▸ Objective
Each line from the top of the listing through the one holding "return (H - (yp - OFF)) / H" should be restated word for word, with nothing added and no pictures.

▸ Dataset section
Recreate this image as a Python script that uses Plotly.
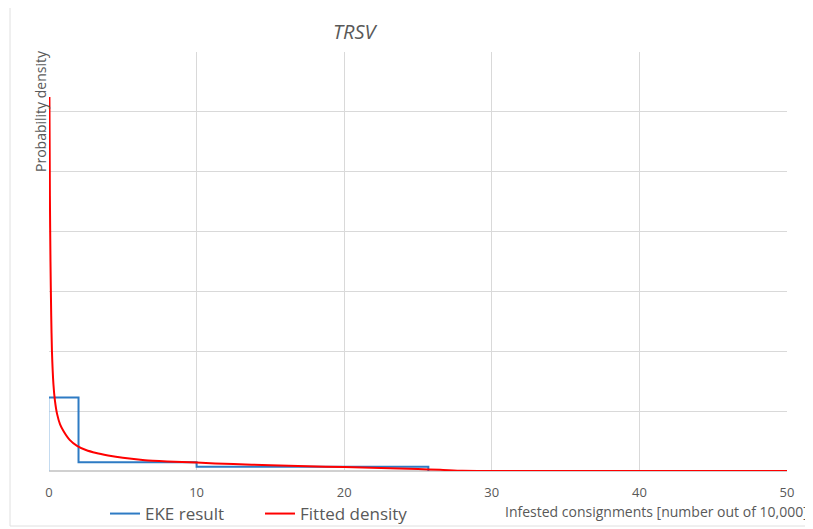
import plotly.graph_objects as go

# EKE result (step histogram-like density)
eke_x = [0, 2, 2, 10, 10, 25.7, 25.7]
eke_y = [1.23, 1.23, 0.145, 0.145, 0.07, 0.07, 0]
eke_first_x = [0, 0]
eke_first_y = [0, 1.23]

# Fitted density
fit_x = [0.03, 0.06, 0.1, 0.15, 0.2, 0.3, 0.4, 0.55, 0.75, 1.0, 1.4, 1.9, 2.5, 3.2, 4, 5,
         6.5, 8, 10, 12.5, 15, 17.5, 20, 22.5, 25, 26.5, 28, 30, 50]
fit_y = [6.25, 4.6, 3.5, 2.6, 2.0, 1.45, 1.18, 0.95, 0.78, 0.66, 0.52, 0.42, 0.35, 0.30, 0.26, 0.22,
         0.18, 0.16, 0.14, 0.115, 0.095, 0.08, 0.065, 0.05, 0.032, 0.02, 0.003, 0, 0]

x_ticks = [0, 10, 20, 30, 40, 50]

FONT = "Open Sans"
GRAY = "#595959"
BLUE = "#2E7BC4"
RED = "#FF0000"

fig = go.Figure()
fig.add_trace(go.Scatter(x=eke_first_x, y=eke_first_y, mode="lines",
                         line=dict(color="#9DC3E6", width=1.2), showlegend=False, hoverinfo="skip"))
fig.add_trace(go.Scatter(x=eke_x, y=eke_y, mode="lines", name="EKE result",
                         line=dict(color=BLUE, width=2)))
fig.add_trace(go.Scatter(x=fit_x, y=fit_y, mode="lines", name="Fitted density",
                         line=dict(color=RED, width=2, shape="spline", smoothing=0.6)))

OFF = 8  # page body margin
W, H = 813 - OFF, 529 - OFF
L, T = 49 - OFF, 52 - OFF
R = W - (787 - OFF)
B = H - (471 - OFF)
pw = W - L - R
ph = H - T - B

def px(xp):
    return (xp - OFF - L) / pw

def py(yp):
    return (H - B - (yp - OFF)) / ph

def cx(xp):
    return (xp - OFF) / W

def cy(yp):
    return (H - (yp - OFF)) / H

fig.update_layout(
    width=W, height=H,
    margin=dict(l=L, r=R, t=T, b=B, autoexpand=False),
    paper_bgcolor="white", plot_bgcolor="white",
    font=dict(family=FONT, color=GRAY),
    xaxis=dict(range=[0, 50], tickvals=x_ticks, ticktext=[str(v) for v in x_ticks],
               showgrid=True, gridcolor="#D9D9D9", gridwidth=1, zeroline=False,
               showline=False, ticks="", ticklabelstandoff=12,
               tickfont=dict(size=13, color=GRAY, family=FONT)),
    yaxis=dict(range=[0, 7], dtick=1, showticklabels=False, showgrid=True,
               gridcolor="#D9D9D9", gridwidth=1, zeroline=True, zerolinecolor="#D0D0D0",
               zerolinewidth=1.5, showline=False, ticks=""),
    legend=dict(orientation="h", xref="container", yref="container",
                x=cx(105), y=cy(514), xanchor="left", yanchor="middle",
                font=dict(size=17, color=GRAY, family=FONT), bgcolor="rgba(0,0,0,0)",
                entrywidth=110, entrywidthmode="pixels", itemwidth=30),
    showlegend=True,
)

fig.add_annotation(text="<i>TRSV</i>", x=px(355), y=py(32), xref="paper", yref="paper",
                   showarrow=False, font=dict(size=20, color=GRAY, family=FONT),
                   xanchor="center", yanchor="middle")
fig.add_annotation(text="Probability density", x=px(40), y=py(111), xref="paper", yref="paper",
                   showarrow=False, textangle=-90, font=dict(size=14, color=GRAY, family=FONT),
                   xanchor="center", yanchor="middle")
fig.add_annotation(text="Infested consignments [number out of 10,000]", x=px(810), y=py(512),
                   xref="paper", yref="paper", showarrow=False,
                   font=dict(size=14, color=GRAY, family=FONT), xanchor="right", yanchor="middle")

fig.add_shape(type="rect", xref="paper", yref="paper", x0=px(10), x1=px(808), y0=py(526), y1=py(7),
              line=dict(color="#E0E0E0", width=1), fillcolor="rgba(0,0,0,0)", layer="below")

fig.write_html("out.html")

▸ Complete response
Recreate this image as a Python script that uses Plotly.
import plotly.graph_objects as go

# EKE result (step histogram-like density)
eke_x = [0, 2, 2, 10, 10, 25.7, 25.7]
eke_y = [1.23, 1.23, 0.145, 0.145, 0.07, 0.07, 0]
eke_first_x = [0, 0]
eke_first_y = [0, 1.23]

# Fitted density
fit_x = [0.03, 0.06, 0.1, 0.15, 0.2, 0.3, 0.4, 0.55, 0.75, 1.0, 1.4, 1.9, 2.5, 3.2, 4, 5,
         6.5, 8, 10, 12.5, 15, 17.5, 20, 22.5, 25, 26.5, 28, 30, 50]
fit_y = [6.25, 4.6, 3.5, 2.6, 2.0, 1.45, 1.18, 0.95, 0.78, 0.66, 0.52, 0.42, 0.35, 0.30, 0.26, 0.22,
         0.18, 0.16, 0.14, 0.115, 0.095, 0.08, 0.065, 0.05, 0.032, 0.02, 0.003, 0, 0]

x_ticks = [0, 10, 20, 30, 40, 50]

FONT = "Open Sans"
GRAY = "#595959"
BLUE = "#2E7BC4"
RED = "#FF0000"

fig = go.Figure()
fig.add_trace(go.Scatter(x=eke_first_x, y=eke_first_y, mode="lines",
                         line=dict(color="#9DC3E6", width=1.2), showlegend=False, hoverinfo="skip"))
fig.add_trace(go.Scatter(x=eke_x, y=eke_y, mode="lines", name="EKE result",
                         line=dict(color=BLUE, width=2)))
fig.add_trace(go.Scatter(x=fit_x, y=fit_y, mode="lines", name="Fitted density",
                         line=dict(color=RED, width=2, shape="spline", smoothing=0.6)))

OFF = 8  # page body margin
W, H = 813 - OFF, 529 - OFF
L, T = 49 - OFF, 52 - OFF
R = W - (787 - OFF)
B = H - (471 - OFF)
pw = W - L - R
ph = H - T - B

def px(xp):
    return (xp - OFF - L) / pw

def py(yp):
    return (H - B - (yp - OFF)) / ph

def cx(xp):
    return (xp - OFF) / W

def cy(yp):
    return (H - (yp - OFF)) / H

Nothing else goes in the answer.